### Short exercise
Identify the lines bearing the string "that" and gather them.

### Material supplied

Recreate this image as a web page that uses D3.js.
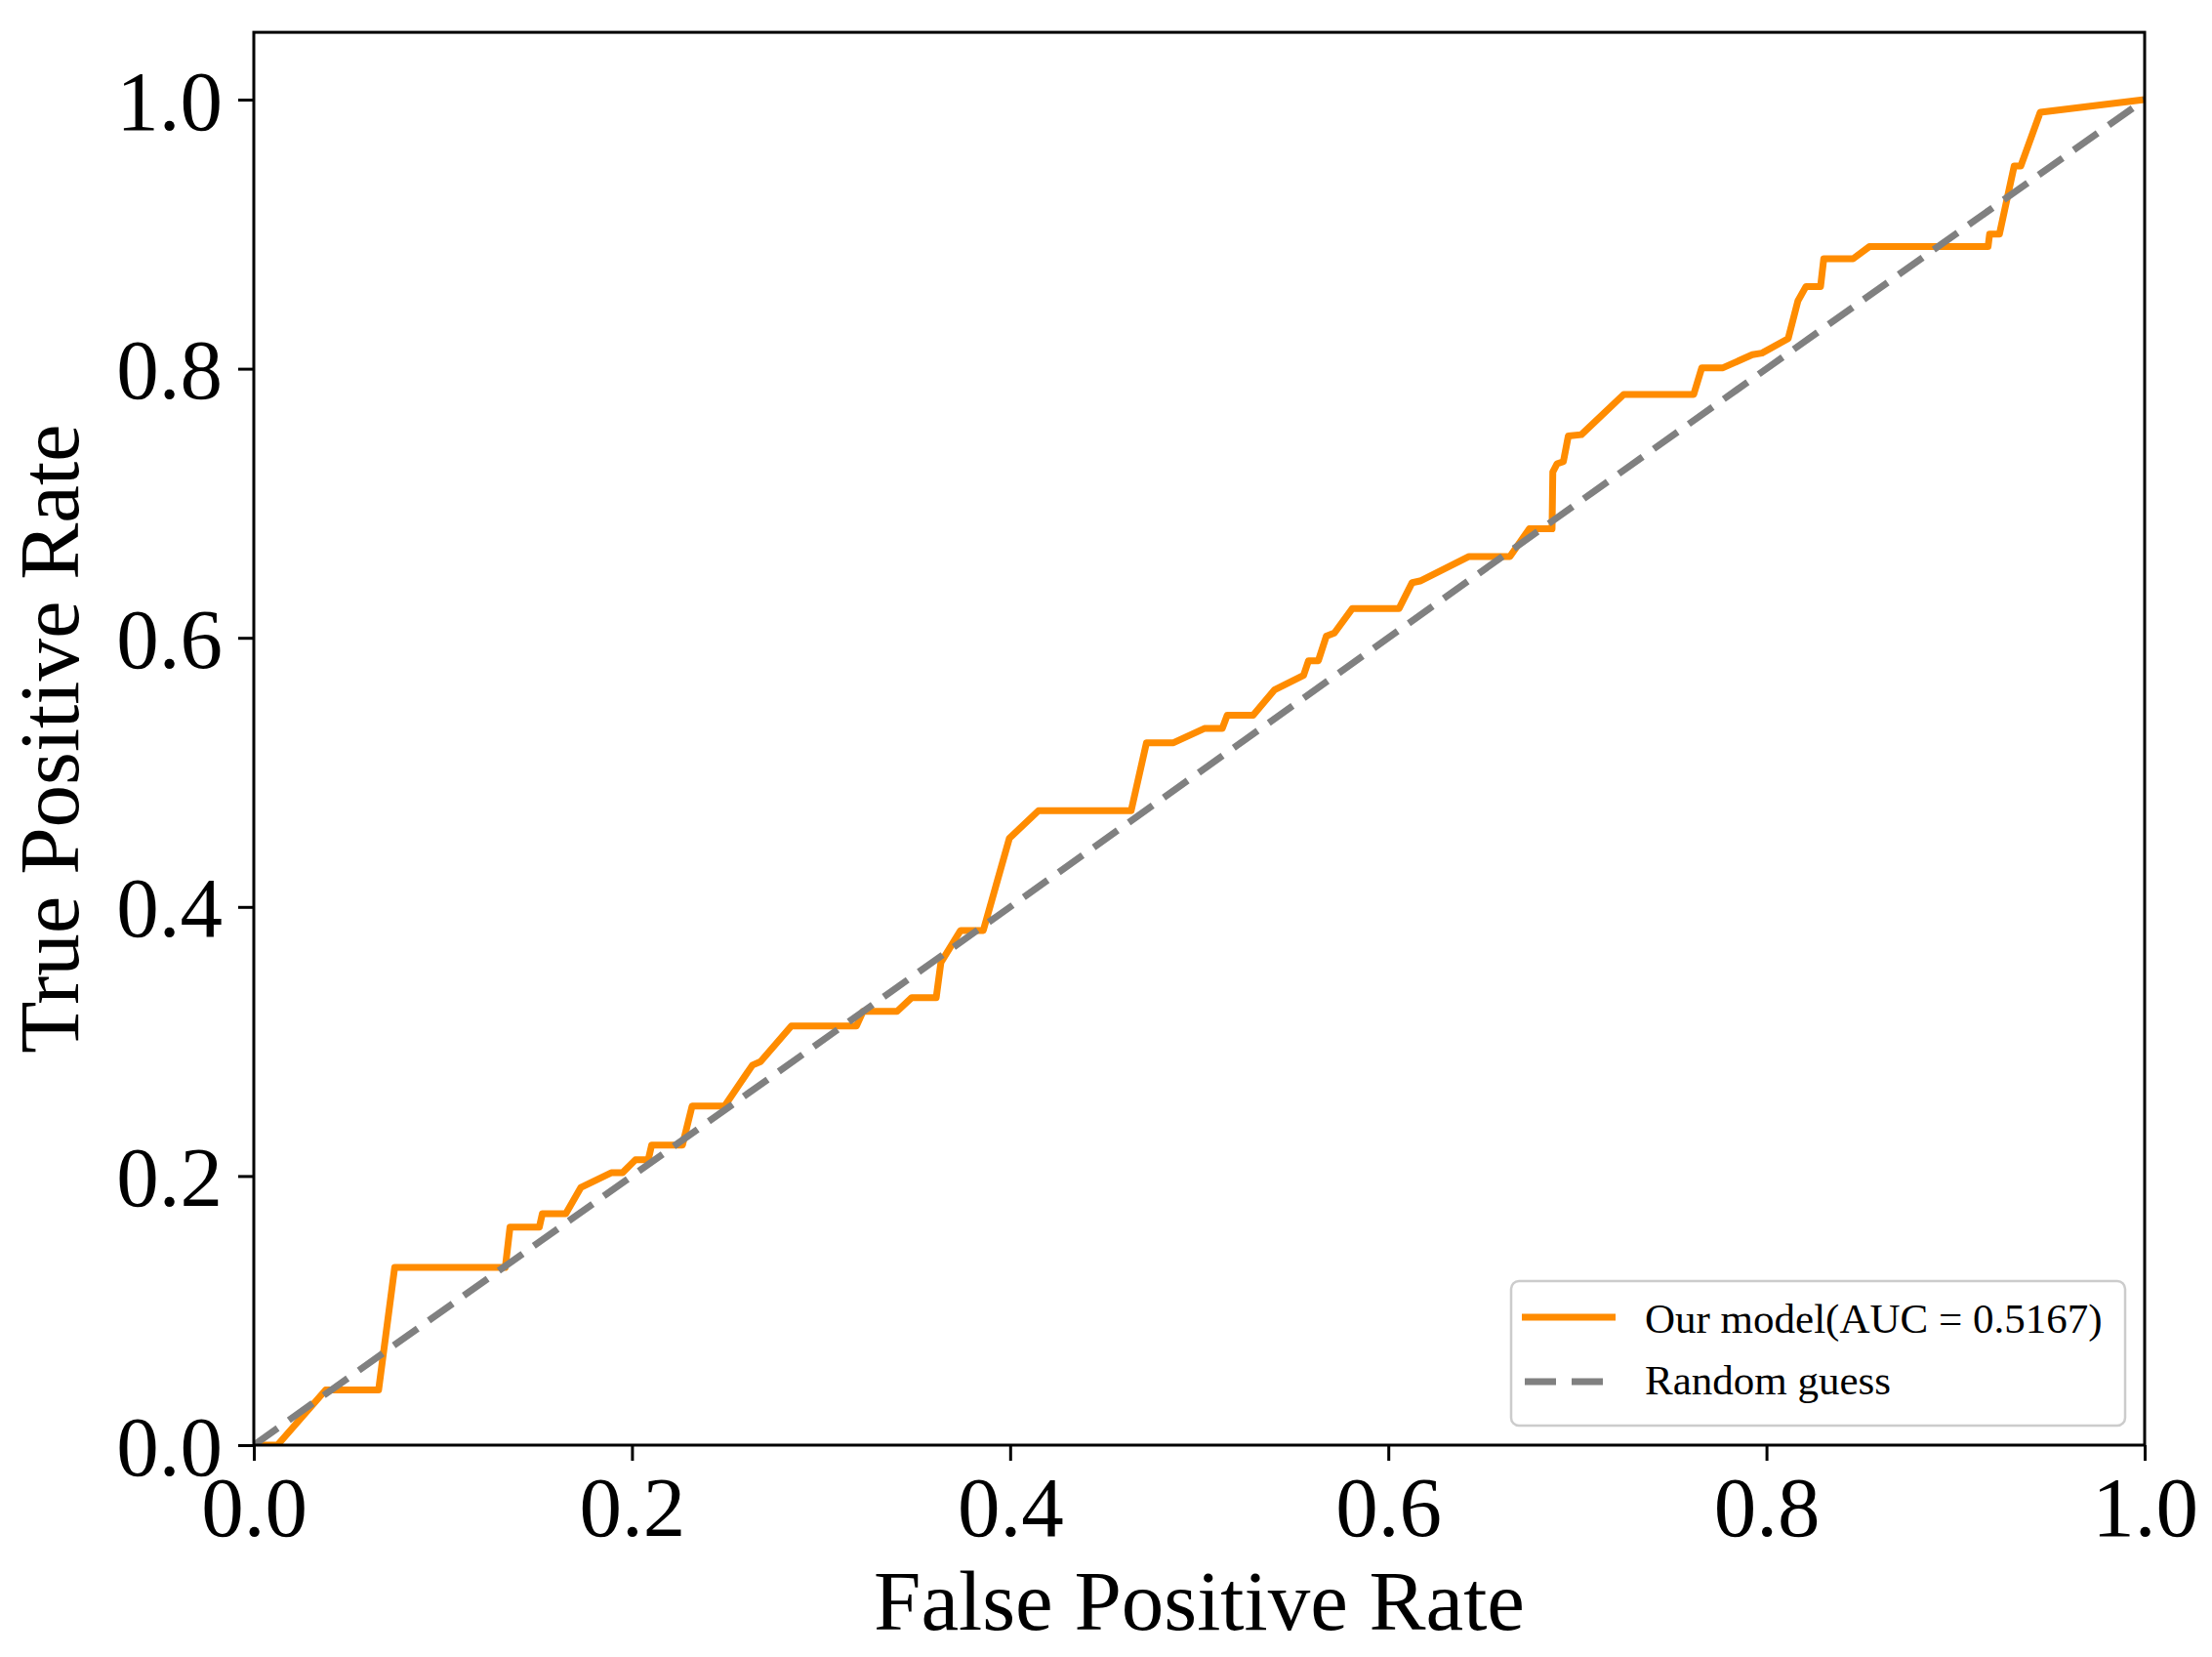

...

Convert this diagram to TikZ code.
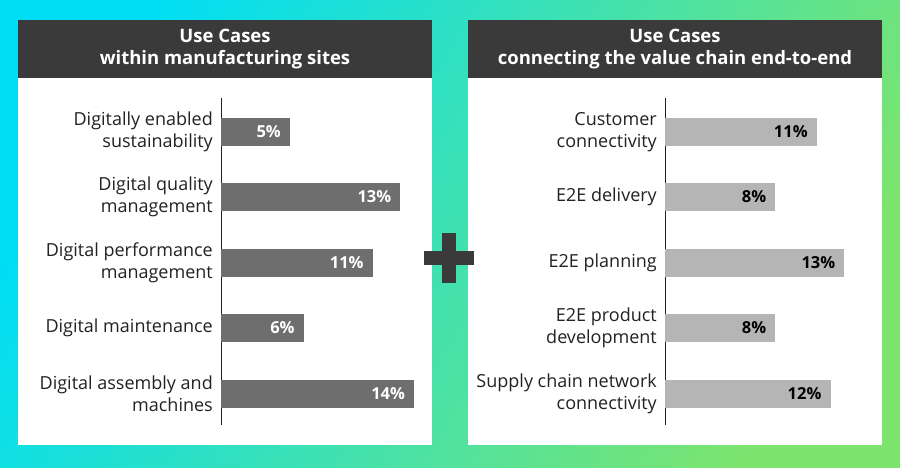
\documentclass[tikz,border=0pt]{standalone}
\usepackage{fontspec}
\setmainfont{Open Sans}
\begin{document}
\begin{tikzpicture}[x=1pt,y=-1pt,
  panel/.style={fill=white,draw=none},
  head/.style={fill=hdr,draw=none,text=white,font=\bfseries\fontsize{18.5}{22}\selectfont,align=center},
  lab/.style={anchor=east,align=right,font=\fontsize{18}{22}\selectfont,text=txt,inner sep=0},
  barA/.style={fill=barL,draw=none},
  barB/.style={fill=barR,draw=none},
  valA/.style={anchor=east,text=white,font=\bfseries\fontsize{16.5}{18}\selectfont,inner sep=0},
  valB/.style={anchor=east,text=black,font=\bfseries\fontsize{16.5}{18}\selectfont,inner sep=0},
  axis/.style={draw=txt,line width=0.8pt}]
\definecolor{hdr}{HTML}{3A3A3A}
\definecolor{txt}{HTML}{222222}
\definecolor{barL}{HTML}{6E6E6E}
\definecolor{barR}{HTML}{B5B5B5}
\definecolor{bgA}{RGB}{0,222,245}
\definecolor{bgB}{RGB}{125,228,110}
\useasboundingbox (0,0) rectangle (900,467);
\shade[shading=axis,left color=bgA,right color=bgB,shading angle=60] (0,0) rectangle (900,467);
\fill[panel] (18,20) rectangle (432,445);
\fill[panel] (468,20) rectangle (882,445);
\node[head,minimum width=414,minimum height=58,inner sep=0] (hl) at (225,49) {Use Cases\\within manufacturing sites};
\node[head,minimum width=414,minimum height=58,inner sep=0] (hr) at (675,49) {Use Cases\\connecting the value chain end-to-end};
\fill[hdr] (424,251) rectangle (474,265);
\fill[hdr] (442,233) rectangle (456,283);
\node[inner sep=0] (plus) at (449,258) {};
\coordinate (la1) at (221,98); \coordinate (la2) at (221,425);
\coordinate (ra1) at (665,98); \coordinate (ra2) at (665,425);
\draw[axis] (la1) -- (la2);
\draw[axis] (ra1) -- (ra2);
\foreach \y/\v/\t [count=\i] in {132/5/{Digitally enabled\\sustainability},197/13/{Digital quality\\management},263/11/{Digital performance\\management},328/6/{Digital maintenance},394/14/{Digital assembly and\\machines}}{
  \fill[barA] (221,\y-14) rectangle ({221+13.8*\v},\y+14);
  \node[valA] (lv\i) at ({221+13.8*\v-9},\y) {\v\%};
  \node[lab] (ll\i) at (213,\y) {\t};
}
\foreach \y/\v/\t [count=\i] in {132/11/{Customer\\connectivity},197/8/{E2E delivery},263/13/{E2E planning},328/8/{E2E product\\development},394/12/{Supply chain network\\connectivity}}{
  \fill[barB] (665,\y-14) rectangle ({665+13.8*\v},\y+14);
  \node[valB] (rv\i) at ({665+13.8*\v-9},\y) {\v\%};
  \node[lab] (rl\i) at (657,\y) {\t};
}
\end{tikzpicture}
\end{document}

...

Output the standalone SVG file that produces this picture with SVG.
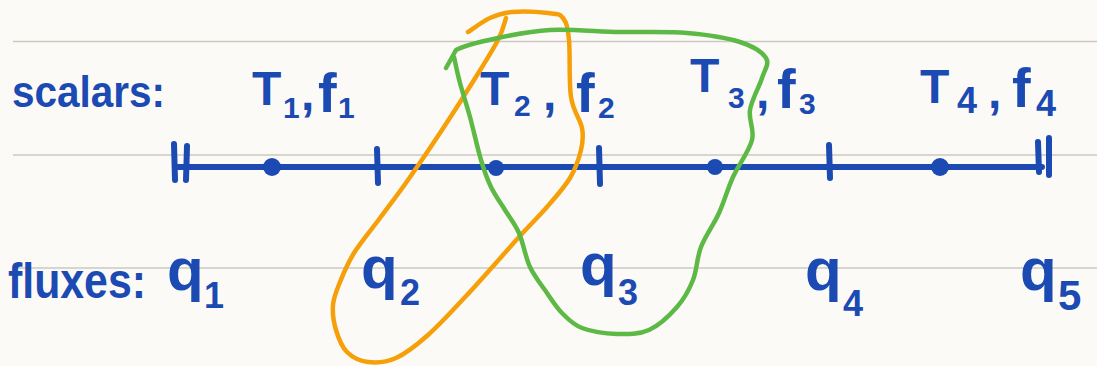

### The solution
Recreate this image as a web page that uses D3.js.
Output the standalone SVG file that produces this picture with SVG.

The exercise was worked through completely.